◆ **DESCRIPTION OF THE TASK**
Copy all lines below exactly as written. Leave pictures out.

◆ **DATASET CONTENT**
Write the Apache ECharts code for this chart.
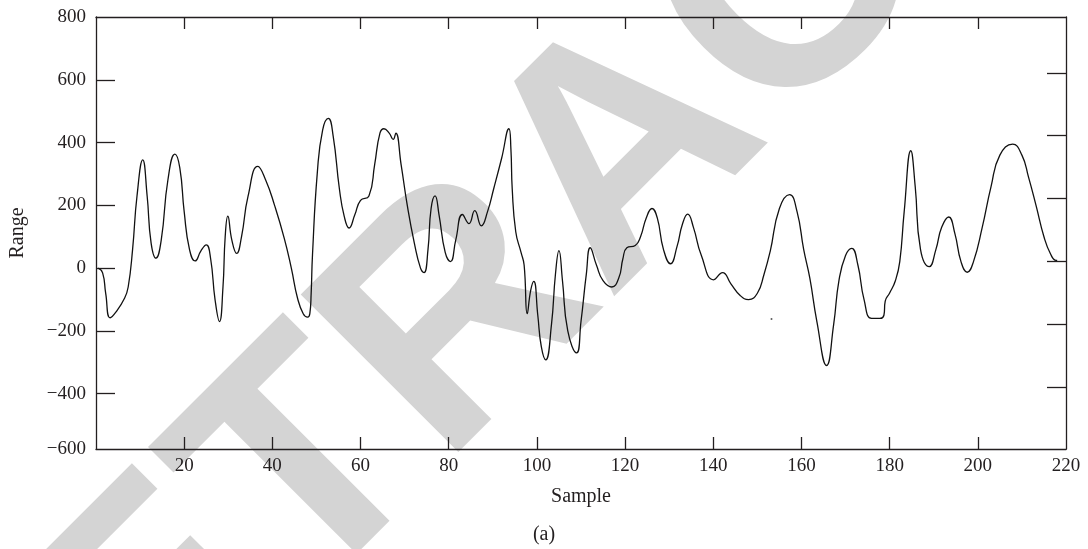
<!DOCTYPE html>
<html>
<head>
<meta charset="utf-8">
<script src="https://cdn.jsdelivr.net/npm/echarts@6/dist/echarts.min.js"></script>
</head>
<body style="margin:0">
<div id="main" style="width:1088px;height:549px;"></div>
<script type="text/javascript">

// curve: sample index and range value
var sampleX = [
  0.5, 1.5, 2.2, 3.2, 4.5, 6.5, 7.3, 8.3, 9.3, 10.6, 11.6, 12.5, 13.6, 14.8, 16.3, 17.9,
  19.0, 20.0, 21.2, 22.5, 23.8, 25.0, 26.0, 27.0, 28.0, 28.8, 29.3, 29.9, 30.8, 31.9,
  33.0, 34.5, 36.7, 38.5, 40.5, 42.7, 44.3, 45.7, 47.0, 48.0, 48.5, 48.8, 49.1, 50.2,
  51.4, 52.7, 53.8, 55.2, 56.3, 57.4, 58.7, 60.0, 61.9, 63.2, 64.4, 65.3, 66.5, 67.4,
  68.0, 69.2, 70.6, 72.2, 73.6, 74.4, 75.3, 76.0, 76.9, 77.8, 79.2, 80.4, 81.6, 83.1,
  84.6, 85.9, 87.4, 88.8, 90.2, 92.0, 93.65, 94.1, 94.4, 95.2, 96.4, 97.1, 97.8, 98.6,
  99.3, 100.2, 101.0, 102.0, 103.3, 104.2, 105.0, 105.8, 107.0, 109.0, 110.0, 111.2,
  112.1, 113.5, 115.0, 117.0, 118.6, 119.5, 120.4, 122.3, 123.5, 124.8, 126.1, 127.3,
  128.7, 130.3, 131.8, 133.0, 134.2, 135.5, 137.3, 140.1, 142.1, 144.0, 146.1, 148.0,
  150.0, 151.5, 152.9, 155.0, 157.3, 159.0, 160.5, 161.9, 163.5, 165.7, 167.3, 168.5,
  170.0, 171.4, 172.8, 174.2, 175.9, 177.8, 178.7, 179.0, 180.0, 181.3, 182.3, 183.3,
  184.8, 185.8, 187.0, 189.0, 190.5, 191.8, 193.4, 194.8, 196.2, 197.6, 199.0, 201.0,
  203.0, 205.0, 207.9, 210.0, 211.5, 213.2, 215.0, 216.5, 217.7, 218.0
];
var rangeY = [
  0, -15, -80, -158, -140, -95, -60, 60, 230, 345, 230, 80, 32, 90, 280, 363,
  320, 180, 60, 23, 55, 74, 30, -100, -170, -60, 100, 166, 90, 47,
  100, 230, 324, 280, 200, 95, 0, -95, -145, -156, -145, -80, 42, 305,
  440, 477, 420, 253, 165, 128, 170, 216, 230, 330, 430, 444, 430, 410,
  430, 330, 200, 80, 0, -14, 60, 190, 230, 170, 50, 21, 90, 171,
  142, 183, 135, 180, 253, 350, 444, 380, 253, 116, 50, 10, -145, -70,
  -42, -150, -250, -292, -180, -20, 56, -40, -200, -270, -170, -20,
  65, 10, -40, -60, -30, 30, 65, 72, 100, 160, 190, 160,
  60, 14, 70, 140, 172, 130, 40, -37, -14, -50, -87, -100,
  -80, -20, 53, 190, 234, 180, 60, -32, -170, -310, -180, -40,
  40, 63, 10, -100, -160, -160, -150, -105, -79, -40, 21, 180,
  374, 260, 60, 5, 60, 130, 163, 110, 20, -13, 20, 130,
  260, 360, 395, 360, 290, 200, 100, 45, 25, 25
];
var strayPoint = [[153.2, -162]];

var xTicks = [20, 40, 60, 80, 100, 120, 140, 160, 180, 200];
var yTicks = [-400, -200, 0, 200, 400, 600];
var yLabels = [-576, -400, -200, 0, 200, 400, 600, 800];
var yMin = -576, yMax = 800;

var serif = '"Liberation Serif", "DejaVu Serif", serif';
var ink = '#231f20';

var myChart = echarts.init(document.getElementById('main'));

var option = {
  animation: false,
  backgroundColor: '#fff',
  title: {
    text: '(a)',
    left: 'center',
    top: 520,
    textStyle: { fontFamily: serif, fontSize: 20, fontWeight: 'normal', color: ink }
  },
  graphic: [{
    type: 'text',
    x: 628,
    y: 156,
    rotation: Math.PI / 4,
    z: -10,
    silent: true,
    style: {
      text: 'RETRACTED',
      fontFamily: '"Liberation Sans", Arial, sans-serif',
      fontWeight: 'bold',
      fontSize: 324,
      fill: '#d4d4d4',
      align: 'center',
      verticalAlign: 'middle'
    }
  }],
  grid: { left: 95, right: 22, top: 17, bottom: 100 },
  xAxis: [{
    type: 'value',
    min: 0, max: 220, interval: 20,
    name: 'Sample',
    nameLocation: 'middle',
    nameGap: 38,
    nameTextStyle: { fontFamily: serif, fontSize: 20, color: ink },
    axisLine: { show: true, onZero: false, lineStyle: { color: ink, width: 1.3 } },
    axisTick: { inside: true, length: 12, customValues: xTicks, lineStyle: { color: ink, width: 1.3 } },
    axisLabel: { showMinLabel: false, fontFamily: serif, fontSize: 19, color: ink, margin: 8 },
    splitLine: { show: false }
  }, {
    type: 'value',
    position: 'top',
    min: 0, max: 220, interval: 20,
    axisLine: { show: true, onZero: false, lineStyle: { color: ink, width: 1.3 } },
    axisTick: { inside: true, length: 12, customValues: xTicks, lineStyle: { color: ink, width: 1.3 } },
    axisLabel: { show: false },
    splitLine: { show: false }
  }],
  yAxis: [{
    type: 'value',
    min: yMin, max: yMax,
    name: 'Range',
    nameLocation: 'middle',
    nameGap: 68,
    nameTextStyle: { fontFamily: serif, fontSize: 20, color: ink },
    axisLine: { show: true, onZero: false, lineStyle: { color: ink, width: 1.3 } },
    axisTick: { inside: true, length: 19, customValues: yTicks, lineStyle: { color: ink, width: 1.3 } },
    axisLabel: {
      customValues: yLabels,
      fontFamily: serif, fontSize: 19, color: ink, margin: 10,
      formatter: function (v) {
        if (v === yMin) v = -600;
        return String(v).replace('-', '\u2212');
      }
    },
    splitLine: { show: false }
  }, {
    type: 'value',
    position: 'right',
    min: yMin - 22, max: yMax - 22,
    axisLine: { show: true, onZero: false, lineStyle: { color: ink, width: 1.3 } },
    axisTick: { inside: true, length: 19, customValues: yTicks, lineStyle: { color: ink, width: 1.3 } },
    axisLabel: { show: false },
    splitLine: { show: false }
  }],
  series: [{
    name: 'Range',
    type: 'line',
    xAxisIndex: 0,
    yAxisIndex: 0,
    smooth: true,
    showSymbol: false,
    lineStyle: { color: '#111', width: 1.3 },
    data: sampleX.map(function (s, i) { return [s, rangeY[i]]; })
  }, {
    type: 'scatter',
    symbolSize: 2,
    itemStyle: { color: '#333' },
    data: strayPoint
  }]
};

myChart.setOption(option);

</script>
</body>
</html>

◆ **RESULT**
Write the Apache ECharts code for this chart.
<!DOCTYPE html>
<html>
<head>
<meta charset="utf-8">
<script src="https://cdn.jsdelivr.net/npm/echarts@6/dist/echarts.min.js"></script>
</head>
<body style="margin:0">
<div id="main" style="width:1088px;height:549px;"></div>
<script type="text/javascript">

// curve: sample index and range value
var sampleX = [
  0.5, 1.5, 2.2, 3.2, 4.5, 6.5, 7.3, 8.3, 9.3, 10.6, 11.6, 12.5, 13.6, 14.8, 16.3, 17.9,
  19.0, 20.0, 21.2, 22.5, 23.8, 25.0, 26.0, 27.0, 28.0, 28.8, 29.3, 29.9, 30.8, 31.9,
  33.0, 34.5, 36.7, 38.5, 40.5, 42.7, 44.3, 45.7, 47.0, 48.0, 48.5, 48.8, 49.1, 50.2,
  51.4, 52.7, 53.8, 55.2, 56.3, 57.4, 58.7, 60.0, 61.9, 63.2, 64.4, 65.3, 66.5, 67.4,
  68.0, 69.2, 70.6, 72.2, 73.6, 74.4, 75.3, 76.0, 76.9, 77.8, 79.2, 80.4, 81.6, 83.1,
  84.6, 85.9, 87.4, 88.8, 90.2, 92.0, 93.65, 94.1, 94.4, 95.2, 96.4, 97.1, 97.8, 98.6,
  99.3, 100.2, 101.0, 102.0, 103.3, 104.2, 105.0, 105.8, 107.0, 109.0, 110.0, 111.2,
  112.1, 113.5, 115.0, 117.0, 118.6, 119.5, 120.4, 122.3, 123.5, 124.8, 126.1, 127.3,
  128.7, 130.3, 131.8, 133.0, 134.2, 135.5, 137.3, 140.1, 142.1, 144.0, 146.1, 148.0,
  150.0, 151.5, 152.9, 155.0, 157.3, 159.0, 160.5, 161.9, 163.5, 165.7, 167.3, 168.5,
  170.0, 171.4, 172.8, 174.2, 175.9, 177.8, 178.7, 179.0, 180.0, 181.3, 182.3, 183.3,
  184.8, 185.8, 187.0, 189.0, 190.5, 191.8, 193.4, 194.8, 196.2, 197.6, 199.0, 201.0,
  203.0, 205.0, 207.9, 210.0, 211.5, 213.2, 215.0, 216.5, 217.7, 218.0
];
var rangeY = [
  0, -15, -80, -158, -140, -95, -60, 60, 230, 345, 230, 80, 32, 90, 280, 363,
  320, 180, 60, 23, 55, 74, 30, -100, -170, -60, 100, 166, 90, 47,
  100, 230, 324, 280, 200, 95, 0, -95, -145, -156, -145, -80, 42, 305,
  440, 477, 420, 253, 165, 128, 170, 216, 230, 330, 430, 444, 430, 410,
  430, 330, 200, 80, 0, -14, 60, 190, 230, 170, 50, 21, 90, 171,
  142, 183, 135, 180, 253, 350, 444, 380, 253, 116, 50, 10, -145, -70,
  -42, -150, -250, -292, -180, -20, 56, -40, -200, -270, -170, -20,
  65, 10, -40, -60, -30, 30, 65, 72, 100, 160, 190, 160,
  60, 14, 70, 140, 172, 130, 40, -37, -14, -50, -87, -100,
  -80, -20, 53, 190, 234, 180, 60, -32, -170, -310, -180, -40,
  40, 63, 10, -100, -160, -160, -150, -105, -79, -40, 21, 180,
  374, 260, 60, 5, 60, 130, 163, 110, 20, -13, 20, 130,
  260, 360, 395, 360, 290, 200, 100, 45, 25, 25
];
var strayPoint = [[153.2, -162]];

var xTicks = [20, 40, 60, 80, 100, 120, 140, 160, 180, 200];
var yTicks = [-400, -200, 0, 200, 400, 600];
var yLabels = [-576, -400, -200, 0, 200, 400, 600, 800];
var yMin = -576, yMax = 800;

var serif = '"Liberation Serif", "DejaVu Serif", serif';
var ink = '#231f20';

var myChart = echarts.init(document.getElementById('main'));

var option = {
  animation: false,
  backgroundColor: '#fff',
  title: {
    text: '(a)',
    left: 'center',
    top: 520,
    textStyle: { fontFamily: serif, fontSize: 20, fontWeight: 'normal', color: ink }
  },
  graphic: [{
    type: 'text',
    x: 628,
    y: 156,
    rotation: Math.PI / 4,
    z: -10,
    silent: true,
    style: {
      text: 'RETRACTED',
      fontFamily: '"Liberation Sans", Arial, sans-serif',
      fontWeight: 'bold',
      fontSize: 324,
      fill: '#d4d4d4',
      align: 'center',
      verticalAlign: 'middle'
    }
  }],
  grid: { left: 95, right: 22, top: 17, bottom: 100 },
  xAxis: [{
    type: 'value',
    min: 0, max: 220, interval: 20,
    name: 'Sample',
    nameLocation: 'middle',
    nameGap: 38,
    nameTextStyle: { fontFamily: serif, fontSize: 20, color: ink },
    axisLine: { show: true, onZero: false, lineStyle: { color: ink, width: 1.3 } },
    axisTick: { inside: true, length: 12, customValues: xTicks, lineStyle: { color: ink, width: 1.3 } },
    axisLabel: { showMinLabel: false, fontFamily: serif, fontSize: 19, color: ink, margin: 8 },
    splitLine: { show: false }
  }, {
    type: 'value',
    position: 'top',
    min: 0, max: 220, interval: 20,
    axisLine: { show: true, onZero: false, lineStyle: { color: ink, width: 1.3 } },
    axisTick: { inside: true, length: 12, customValues: xTicks, lineStyle: { color: ink, width: 1.3 } },
    axisLabel: { show: false },
    splitLine: { show: false }
  }],
  yAxis: [{
    type: 'value',
    min: yMin, max: yMax,
    name: 'Range',
    nameLocation: 'middle',
    nameGap: 68,
    nameTextStyle: { fontFamily: serif, fontSize: 20, color: ink },
    axisLine: { show: true, onZero: false, lineStyle: { color: ink, width: 1.3 } },
    axisTick: { inside: true, length: 19, customValues: yTicks, lineStyle: { color: ink, width: 1.3 } },
    axisLabel: {
      customValues: yLabels,
      fontFamily: serif, fontSize: 19, color: ink, margin: 10,
      formatter: function (v) {
        if (v === yMin) v = -600;
        return String(v).replace('-', '\u2212');
      }
    },
    splitLine: { show: false }
  }, {
    type: 'value',
    position: 'right',
    min: yMin - 22, max: yMax - 22,
    axisLine: { show: true, onZero: false, lineStyle: { color: ink, width: 1.3 } },
    axisTick: { inside: true, length: 19, customValues: yTicks, lineStyle: { color: ink, width: 1.3 } },
    axisLabel: { show: false },
    splitLine: { show: false }
  }],
  series: [{
    name: 'Range',
    type: 'line',
    xAxisIndex: 0,
    yAxisIndex: 0,
    smooth: true,
    showSymbol: false,
    lineStyle: { color: '#111', width: 1.3 },
    data: sampleX.map(function (s, i) { return [s, rangeY[i]]; })
  }, {
    type: 'scatter',
    symbolSize: 2,
    itemStyle: { color: '#333' },
    data: strayPoint
  }]
};

myChart.setOption(option);

</script>
</body>
</html>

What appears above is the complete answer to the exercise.